== Problem description ==
Write out the material exactly. Do not include the pictures.
Begin
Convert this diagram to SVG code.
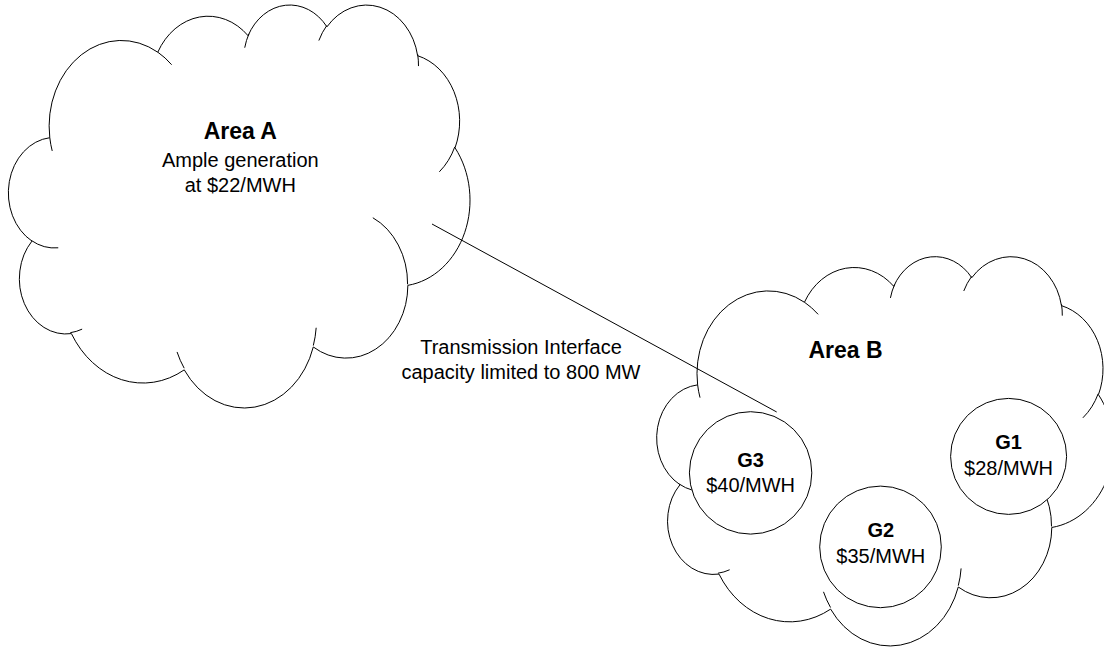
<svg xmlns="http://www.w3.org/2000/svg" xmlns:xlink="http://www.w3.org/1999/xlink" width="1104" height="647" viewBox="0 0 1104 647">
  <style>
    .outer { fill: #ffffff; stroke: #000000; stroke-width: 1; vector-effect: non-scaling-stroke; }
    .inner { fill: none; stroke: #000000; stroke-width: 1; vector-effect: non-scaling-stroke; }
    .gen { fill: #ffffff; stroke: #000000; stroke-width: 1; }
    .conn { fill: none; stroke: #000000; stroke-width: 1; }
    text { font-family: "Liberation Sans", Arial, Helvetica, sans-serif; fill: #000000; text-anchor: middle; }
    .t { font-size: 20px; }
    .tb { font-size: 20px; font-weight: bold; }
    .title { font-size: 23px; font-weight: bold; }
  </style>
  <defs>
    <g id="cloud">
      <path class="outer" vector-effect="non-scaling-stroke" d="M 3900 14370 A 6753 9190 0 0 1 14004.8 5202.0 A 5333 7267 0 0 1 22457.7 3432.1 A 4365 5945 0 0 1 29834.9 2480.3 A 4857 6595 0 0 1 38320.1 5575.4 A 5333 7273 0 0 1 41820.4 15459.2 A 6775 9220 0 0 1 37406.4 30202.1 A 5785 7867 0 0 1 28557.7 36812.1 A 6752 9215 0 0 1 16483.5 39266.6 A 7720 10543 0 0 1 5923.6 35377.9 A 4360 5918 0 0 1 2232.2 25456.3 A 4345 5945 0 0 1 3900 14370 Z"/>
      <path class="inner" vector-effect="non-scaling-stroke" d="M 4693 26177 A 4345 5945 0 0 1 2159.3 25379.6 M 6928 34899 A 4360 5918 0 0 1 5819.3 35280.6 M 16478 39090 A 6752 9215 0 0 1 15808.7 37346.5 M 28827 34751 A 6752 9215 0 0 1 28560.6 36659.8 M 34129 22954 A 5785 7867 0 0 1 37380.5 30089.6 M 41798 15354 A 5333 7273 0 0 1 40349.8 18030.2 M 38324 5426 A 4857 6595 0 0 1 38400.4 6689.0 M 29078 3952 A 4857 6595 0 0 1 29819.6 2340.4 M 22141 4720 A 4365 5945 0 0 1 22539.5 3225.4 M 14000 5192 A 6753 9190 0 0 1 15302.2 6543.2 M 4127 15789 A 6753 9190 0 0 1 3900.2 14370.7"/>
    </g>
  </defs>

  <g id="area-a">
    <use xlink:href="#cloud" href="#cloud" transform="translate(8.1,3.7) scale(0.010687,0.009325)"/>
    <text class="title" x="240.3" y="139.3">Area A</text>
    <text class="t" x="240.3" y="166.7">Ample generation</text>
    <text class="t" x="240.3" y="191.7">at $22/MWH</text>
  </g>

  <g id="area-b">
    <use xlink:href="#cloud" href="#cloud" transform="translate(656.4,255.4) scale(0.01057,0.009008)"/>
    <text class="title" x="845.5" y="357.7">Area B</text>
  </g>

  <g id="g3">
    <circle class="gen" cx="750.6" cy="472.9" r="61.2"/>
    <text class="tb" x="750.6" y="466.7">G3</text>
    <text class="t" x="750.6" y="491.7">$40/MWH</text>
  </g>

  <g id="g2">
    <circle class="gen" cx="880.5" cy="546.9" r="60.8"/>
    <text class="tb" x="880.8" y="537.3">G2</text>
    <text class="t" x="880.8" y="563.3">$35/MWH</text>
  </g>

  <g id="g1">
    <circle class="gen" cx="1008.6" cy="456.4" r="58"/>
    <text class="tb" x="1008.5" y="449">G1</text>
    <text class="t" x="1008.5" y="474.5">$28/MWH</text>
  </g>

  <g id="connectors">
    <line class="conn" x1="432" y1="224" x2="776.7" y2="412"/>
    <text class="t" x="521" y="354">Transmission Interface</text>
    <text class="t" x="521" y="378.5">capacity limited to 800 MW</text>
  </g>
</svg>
End
== Response below ==
Convert this diagram to SVG code.
<svg xmlns="http://www.w3.org/2000/svg" xmlns:xlink="http://www.w3.org/1999/xlink" width="1104" height="647" viewBox="0 0 1104 647">
  <style>
    .outer { fill: #ffffff; stroke: #000000; stroke-width: 1; vector-effect: non-scaling-stroke; }
    .inner { fill: none; stroke: #000000; stroke-width: 1; vector-effect: non-scaling-stroke; }
    .gen { fill: #ffffff; stroke: #000000; stroke-width: 1; }
    .conn { fill: none; stroke: #000000; stroke-width: 1; }
    text { font-family: "Liberation Sans", Arial, Helvetica, sans-serif; fill: #000000; text-anchor: middle; }
    .t { font-size: 20px; }
    .tb { font-size: 20px; font-weight: bold; }
    .title { font-size: 23px; font-weight: bold; }
  </style>
  <defs>
    <g id="cloud">
      <path class="outer" vector-effect="non-scaling-stroke" d="M 3900 14370 A 6753 9190 0 0 1 14004.8 5202.0 A 5333 7267 0 0 1 22457.7 3432.1 A 4365 5945 0 0 1 29834.9 2480.3 A 4857 6595 0 0 1 38320.1 5575.4 A 5333 7273 0 0 1 41820.4 15459.2 A 6775 9220 0 0 1 37406.4 30202.1 A 5785 7867 0 0 1 28557.7 36812.1 A 6752 9215 0 0 1 16483.5 39266.6 A 7720 10543 0 0 1 5923.6 35377.9 A 4360 5918 0 0 1 2232.2 25456.3 A 4345 5945 0 0 1 3900 14370 Z"/>
      <path class="inner" vector-effect="non-scaling-stroke" d="M 4693 26177 A 4345 5945 0 0 1 2159.3 25379.6 M 6928 34899 A 4360 5918 0 0 1 5819.3 35280.6 M 16478 39090 A 6752 9215 0 0 1 15808.7 37346.5 M 28827 34751 A 6752 9215 0 0 1 28560.6 36659.8 M 34129 22954 A 5785 7867 0 0 1 37380.5 30089.6 M 41798 15354 A 5333 7273 0 0 1 40349.8 18030.2 M 38324 5426 A 4857 6595 0 0 1 38400.4 6689.0 M 29078 3952 A 4857 6595 0 0 1 29819.6 2340.4 M 22141 4720 A 4365 5945 0 0 1 22539.5 3225.4 M 14000 5192 A 6753 9190 0 0 1 15302.2 6543.2 M 4127 15789 A 6753 9190 0 0 1 3900.2 14370.7"/>
    </g>
  </defs>

  <g id="area-a">
    <use xlink:href="#cloud" href="#cloud" transform="translate(8.1,3.7) scale(0.010687,0.009325)"/>
    <text class="title" x="240.3" y="139.3">Area A</text>
    <text class="t" x="240.3" y="166.7">Ample generation</text>
    <text class="t" x="240.3" y="191.7">at $22/MWH</text>
  </g>

  <g id="area-b">
    <use xlink:href="#cloud" href="#cloud" transform="translate(656.4,255.4) scale(0.01057,0.009008)"/>
    <text class="title" x="845.5" y="357.7">Area B</text>
  </g>

  <g id="g3">
    <circle class="gen" cx="750.6" cy="472.9" r="61.2"/>
    <text class="tb" x="750.6" y="466.7">G3</text>
    <text class="t" x="750.6" y="491.7">$40/MWH</text>
  </g>

  <g id="g2">
    <circle class="gen" cx="880.5" cy="546.9" r="60.8"/>
    <text class="tb" x="880.8" y="537.3">G2</text>
    <text class="t" x="880.8" y="563.3">$35/MWH</text>
  </g>

  <g id="g1">
    <circle class="gen" cx="1008.6" cy="456.4" r="58"/>
    <text class="tb" x="1008.5" y="449">G1</text>
    <text class="t" x="1008.5" y="474.5">$28/MWH</text>
  </g>

  <g id="connectors">
    <line class="conn" x1="432" y1="224" x2="776.7" y2="412"/>
    <text class="t" x="521" y="354">Transmission Interface</text>
    <text class="t" x="521" y="378.5">capacity limited to 800 MW</text>
  </g>
</svg>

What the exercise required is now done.